HIDUPKATOLIK.com – Yer. 18:1-6; Mzm. 146:2abc,2d-4,5-6; Mat.13:47-53
SAAT Yesus memanggil murid-murid-Nya yang pertama, Ia mengatakan, “Mari, ikutlah Aku, dan kamu akan Kujadikan penjala manusia” (Mat. 4:19). Kini, tugas itu dijelaskan melalui perumpamaan tentang pukat (lih. Mat. 13:47-53). Seperti para malaikat pada akhir zaman “yang memisahkan orang jahat dari orang benar” (ay. 49), demikian pula tugas para murid Yesus.
Untuk itu, mereka harus mampu menjadi pengadil, yaitu melihat, menilai dan memutuskan mana yang benar dan mana yang salah. Namun, kriteria pengadilan itu bukan pikiran atau kehendak diri sendiri, tetapi kriteria dari Allah, seperti yang diajarkan Yesus dalam Khotbah di Bukit pada Mat. 5-7.

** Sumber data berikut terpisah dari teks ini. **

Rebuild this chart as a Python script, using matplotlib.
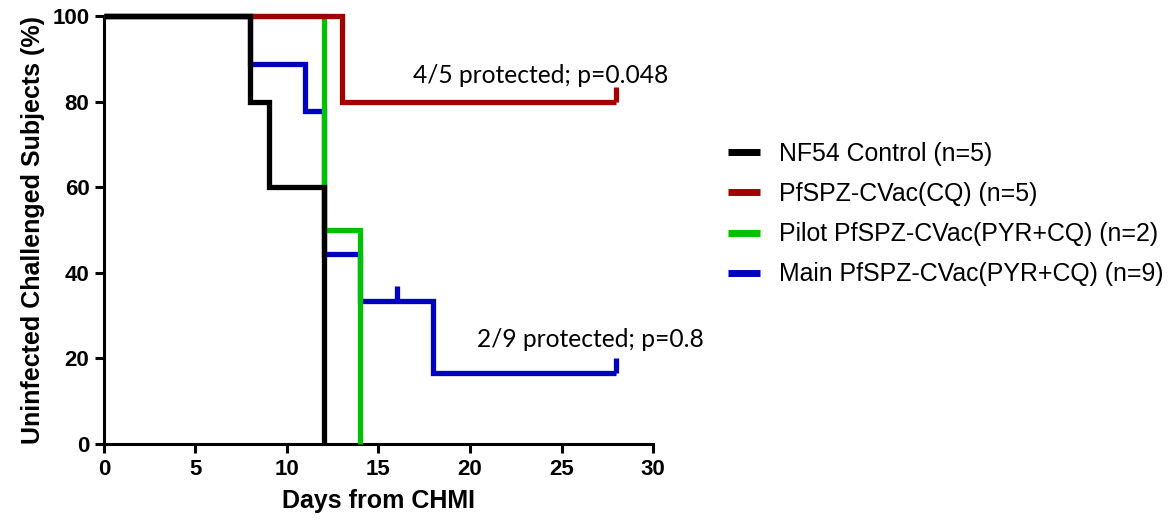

Tidak mudah mengikuti kriteria Ilahi tersebut, karena itu ibarat “tuan rumah yang (harus) mengeluarkan harta yang baru dan yang lama dari perbendaharaannya” (ay. 52). Dibutuhkan kesatuan hati dan nurani dengan Yang Ilahi, karena tanpa kesatuan itu, mereka akan menjadi seperti warga Nazaret, yang menolak Yesus karena mengandalkan ‘harta yang lama’, yaitu pengetahuan dan pengenalan historis belaka.
Tidak cukup hanya mengenal ‘Yesus sejarah’, tetapi harus lebih dari itu, yaitu mengenal ‘Yesus iman”. Hal inilah yang diungkapkan oleh St. Teresa dari Avila (1515-1582), yaitu bahwa di dalam setiap karya misi atau kerasulan selalu harus disertai dengan kesatuan total dengan Allah atau mistik .
Menjadi ‘penjala manusia’ membutuhkan jiwa dan kehidupan yang dipenuhi dengan kehadiran Sang Ilahi: “bukan lagi aku sendiri yang hidup, melainkan Kristus yang hidup di dalam aku” (Gal. 2:20).